** Stated goal **
Render the material again word for word, skipping the pictures in it.

--- Material provided ---

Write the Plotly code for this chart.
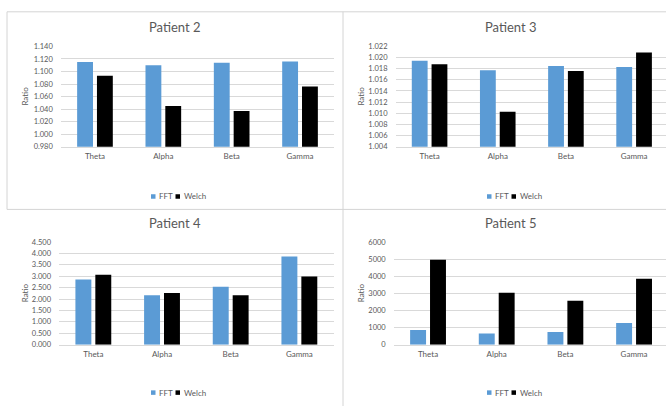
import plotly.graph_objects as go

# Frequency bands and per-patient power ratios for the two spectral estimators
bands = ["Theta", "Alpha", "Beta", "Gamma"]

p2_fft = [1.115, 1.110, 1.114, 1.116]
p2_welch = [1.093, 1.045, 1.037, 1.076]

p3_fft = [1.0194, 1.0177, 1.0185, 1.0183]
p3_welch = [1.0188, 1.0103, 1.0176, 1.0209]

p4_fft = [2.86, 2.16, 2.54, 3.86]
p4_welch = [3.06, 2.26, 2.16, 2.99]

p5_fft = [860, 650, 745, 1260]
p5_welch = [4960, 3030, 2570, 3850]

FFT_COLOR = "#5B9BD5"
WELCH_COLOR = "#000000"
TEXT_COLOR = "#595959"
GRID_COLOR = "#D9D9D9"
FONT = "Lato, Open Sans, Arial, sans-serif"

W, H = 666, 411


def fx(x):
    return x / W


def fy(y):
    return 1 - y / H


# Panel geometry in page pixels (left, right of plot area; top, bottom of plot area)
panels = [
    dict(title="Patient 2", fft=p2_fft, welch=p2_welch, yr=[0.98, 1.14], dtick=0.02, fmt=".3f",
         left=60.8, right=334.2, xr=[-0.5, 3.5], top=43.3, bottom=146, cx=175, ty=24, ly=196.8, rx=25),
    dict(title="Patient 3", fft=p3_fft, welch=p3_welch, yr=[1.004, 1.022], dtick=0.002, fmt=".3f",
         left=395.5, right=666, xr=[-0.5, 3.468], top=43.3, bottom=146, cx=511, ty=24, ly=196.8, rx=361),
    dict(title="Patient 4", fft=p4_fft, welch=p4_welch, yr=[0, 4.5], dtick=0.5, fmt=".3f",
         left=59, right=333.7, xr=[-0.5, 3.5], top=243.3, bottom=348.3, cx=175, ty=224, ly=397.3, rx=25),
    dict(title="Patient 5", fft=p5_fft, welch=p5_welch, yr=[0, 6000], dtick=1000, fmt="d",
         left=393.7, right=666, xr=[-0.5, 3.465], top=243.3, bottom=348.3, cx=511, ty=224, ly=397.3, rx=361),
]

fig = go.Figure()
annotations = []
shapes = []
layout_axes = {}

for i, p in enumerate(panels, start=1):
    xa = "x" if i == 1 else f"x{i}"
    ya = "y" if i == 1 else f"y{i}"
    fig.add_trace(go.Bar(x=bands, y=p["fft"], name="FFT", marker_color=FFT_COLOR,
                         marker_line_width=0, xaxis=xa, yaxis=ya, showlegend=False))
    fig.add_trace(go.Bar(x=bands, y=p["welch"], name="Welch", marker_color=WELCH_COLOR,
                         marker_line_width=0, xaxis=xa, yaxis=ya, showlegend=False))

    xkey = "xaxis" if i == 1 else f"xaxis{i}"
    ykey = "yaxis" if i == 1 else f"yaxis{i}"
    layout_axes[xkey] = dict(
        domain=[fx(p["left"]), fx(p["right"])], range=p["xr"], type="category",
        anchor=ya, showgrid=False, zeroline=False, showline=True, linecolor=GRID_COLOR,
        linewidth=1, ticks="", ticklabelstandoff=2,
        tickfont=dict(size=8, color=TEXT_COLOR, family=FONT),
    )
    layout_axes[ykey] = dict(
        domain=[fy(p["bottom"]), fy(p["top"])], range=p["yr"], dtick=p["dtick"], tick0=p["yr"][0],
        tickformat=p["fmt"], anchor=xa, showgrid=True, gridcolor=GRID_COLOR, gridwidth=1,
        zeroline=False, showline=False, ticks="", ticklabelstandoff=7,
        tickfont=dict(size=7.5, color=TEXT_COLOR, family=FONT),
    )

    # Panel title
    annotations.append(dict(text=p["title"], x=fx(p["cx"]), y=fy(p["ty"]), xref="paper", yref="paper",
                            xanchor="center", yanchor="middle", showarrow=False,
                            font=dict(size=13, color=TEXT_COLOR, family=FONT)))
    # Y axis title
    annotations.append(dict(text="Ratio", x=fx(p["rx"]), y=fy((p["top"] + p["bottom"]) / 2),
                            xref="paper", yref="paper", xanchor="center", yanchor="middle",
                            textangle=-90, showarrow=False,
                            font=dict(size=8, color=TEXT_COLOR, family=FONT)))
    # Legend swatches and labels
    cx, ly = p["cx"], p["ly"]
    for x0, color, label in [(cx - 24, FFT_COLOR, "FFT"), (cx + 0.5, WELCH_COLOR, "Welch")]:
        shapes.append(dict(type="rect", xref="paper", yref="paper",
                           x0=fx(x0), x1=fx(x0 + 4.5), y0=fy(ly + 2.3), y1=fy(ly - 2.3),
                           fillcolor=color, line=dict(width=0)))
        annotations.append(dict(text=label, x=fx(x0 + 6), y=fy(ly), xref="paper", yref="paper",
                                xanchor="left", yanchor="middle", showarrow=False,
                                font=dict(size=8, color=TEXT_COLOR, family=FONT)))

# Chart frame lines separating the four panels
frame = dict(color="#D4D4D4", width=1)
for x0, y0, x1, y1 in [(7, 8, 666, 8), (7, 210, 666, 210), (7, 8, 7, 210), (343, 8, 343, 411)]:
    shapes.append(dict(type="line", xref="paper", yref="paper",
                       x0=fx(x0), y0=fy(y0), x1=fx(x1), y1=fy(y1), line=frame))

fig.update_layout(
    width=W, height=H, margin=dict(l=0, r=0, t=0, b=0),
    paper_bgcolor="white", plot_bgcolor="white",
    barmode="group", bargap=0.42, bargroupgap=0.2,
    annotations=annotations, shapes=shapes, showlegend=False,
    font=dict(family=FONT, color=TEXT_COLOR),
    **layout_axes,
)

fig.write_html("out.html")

---

** Correct result **
Write the Plotly code for this chart.
import plotly.graph_objects as go

# Frequency bands and per-patient power ratios for the two spectral estimators
bands = ["Theta", "Alpha", "Beta", "Gamma"]

p2_fft = [1.115, 1.110, 1.114, 1.116]
p2_welch = [1.093, 1.045, 1.037, 1.076]

p3_fft = [1.0194, 1.0177, 1.0185, 1.0183]
p3_welch = [1.0188, 1.0103, 1.0176, 1.0209]

p4_fft = [2.86, 2.16, 2.54, 3.86]
p4_welch = [3.06, 2.26, 2.16, 2.99]

p5_fft = [860, 650, 745, 1260]
p5_welch = [4960, 3030, 2570, 3850]

FFT_COLOR = "#5B9BD5"
WELCH_COLOR = "#000000"
TEXT_COLOR = "#595959"
GRID_COLOR = "#D9D9D9"
FONT = "Lato, Open Sans, Arial, sans-serif"

W, H = 666, 411


def fx(x):
    return x / W


def fy(y):
    return 1 - y / H


# Panel geometry in page pixels (left, right of plot area; top, bottom of plot area)
panels = [
    dict(title="Patient 2", fft=p2_fft, welch=p2_welch, yr=[0.98, 1.14], dtick=0.02, fmt=".3f",
         left=60.8, right=334.2, xr=[-0.5, 3.5], top=43.3, bottom=146, cx=175, ty=24, ly=196.8, rx=25),
    dict(title="Patient 3", fft=p3_fft, welch=p3_welch, yr=[1.004, 1.022], dtick=0.002, fmt=".3f",
         left=395.5, right=666, xr=[-0.5, 3.468], top=43.3, bottom=146, cx=511, ty=24, ly=196.8, rx=361),
    dict(title="Patient 4", fft=p4_fft, welch=p4_welch, yr=[0, 4.5], dtick=0.5, fmt=".3f",
         left=59, right=333.7, xr=[-0.5, 3.5], top=243.3, bottom=348.3, cx=175, ty=224, ly=397.3, rx=25),
    dict(title="Patient 5", fft=p5_fft, welch=p5_welch, yr=[0, 6000], dtick=1000, fmt="d",
         left=393.7, right=666, xr=[-0.5, 3.465], top=243.3, bottom=348.3, cx=511, ty=224, ly=397.3, rx=361),
]

fig = go.Figure()
annotations = []
shapes = []
layout_axes = {}

for i, p in enumerate(panels, start=1):
    xa = "x" if i == 1 else f"x{i}"
    ya = "y" if i == 1 else f"y{i}"
    fig.add_trace(go.Bar(x=bands, y=p["fft"], name="FFT", marker_color=FFT_COLOR,
                         marker_line_width=0, xaxis=xa, yaxis=ya, showlegend=False))
    fig.add_trace(go.Bar(x=bands, y=p["welch"], name="Welch", marker_color=WELCH_COLOR,
                         marker_line_width=0, xaxis=xa, yaxis=ya, showlegend=False))

    xkey = "xaxis" if i == 1 else f"xaxis{i}"
    ykey = "yaxis" if i == 1 else f"yaxis{i}"
    layout_axes[xkey] = dict(
        domain=[fx(p["left"]), fx(p["right"])], range=p["xr"], type="category",
        anchor=ya, showgrid=False, zeroline=False, showline=True, linecolor=GRID_COLOR,
        linewidth=1, ticks="", ticklabelstandoff=2,
        tickfont=dict(size=8, color=TEXT_COLOR, family=FONT),
    )
    layout_axes[ykey] = dict(
        domain=[fy(p["bottom"]), fy(p["top"])], range=p["yr"], dtick=p["dtick"], tick0=p["yr"][0],
        tickformat=p["fmt"], anchor=xa, showgrid=True, gridcolor=GRID_COLOR, gridwidth=1,
        zeroline=False, showline=False, ticks="", ticklabelstandoff=7,
        tickfont=dict(size=7.5, color=TEXT_COLOR, family=FONT),
    )

    # Panel title
    annotations.append(dict(text=p["title"], x=fx(p["cx"]), y=fy(p["ty"]), xref="paper", yref="paper",
                            xanchor="center", yanchor="middle", showarrow=False,
                            font=dict(size=13, color=TEXT_COLOR, family=FONT)))
    # Y axis title
    annotations.append(dict(text="Ratio", x=fx(p["rx"]), y=fy((p["top"] + p["bottom"]) / 2),
                            xref="paper", yref="paper", xanchor="center", yanchor="middle",
                            textangle=-90, showarrow=False,
                            font=dict(size=8, color=TEXT_COLOR, family=FONT)))
    # Legend swatches and labels
    cx, ly = p["cx"], p["ly"]
    for x0, color, label in [(cx - 24, FFT_COLOR, "FFT"), (cx + 0.5, WELCH_COLOR, "Welch")]:
        shapes.append(dict(type="rect", xref="paper", yref="paper",
                           x0=fx(x0), x1=fx(x0 + 4.5), y0=fy(ly + 2.3), y1=fy(ly - 2.3),
                           fillcolor=color, line=dict(width=0)))
        annotations.append(dict(text=label, x=fx(x0 + 6), y=fy(ly), xref="paper", yref="paper",
                                xanchor="left", yanchor="middle", showarrow=False,
                                font=dict(size=8, color=TEXT_COLOR, family=FONT)))

# Chart frame lines separating the four panels
frame = dict(color="#D4D4D4", width=1)
for x0, y0, x1, y1 in [(7, 8, 666, 8), (7, 210, 666, 210), (7, 8, 7, 210), (343, 8, 343, 411)]:
    shapes.append(dict(type="line", xref="paper", yref="paper",
                       x0=fx(x0), y0=fy(y0), x1=fx(x1), y1=fy(y1), line=frame))

fig.update_layout(
    width=W, height=H, margin=dict(l=0, r=0, t=0, b=0),
    paper_bgcolor="white", plot_bgcolor="white",
    barmode="group", bargap=0.42, bargroupgap=0.2,
    annotations=annotations, shapes=shapes, showlegend=False,
    font=dict(family=FONT, color=TEXT_COLOR),
    **layout_axes,
)

fig.write_html("out.html")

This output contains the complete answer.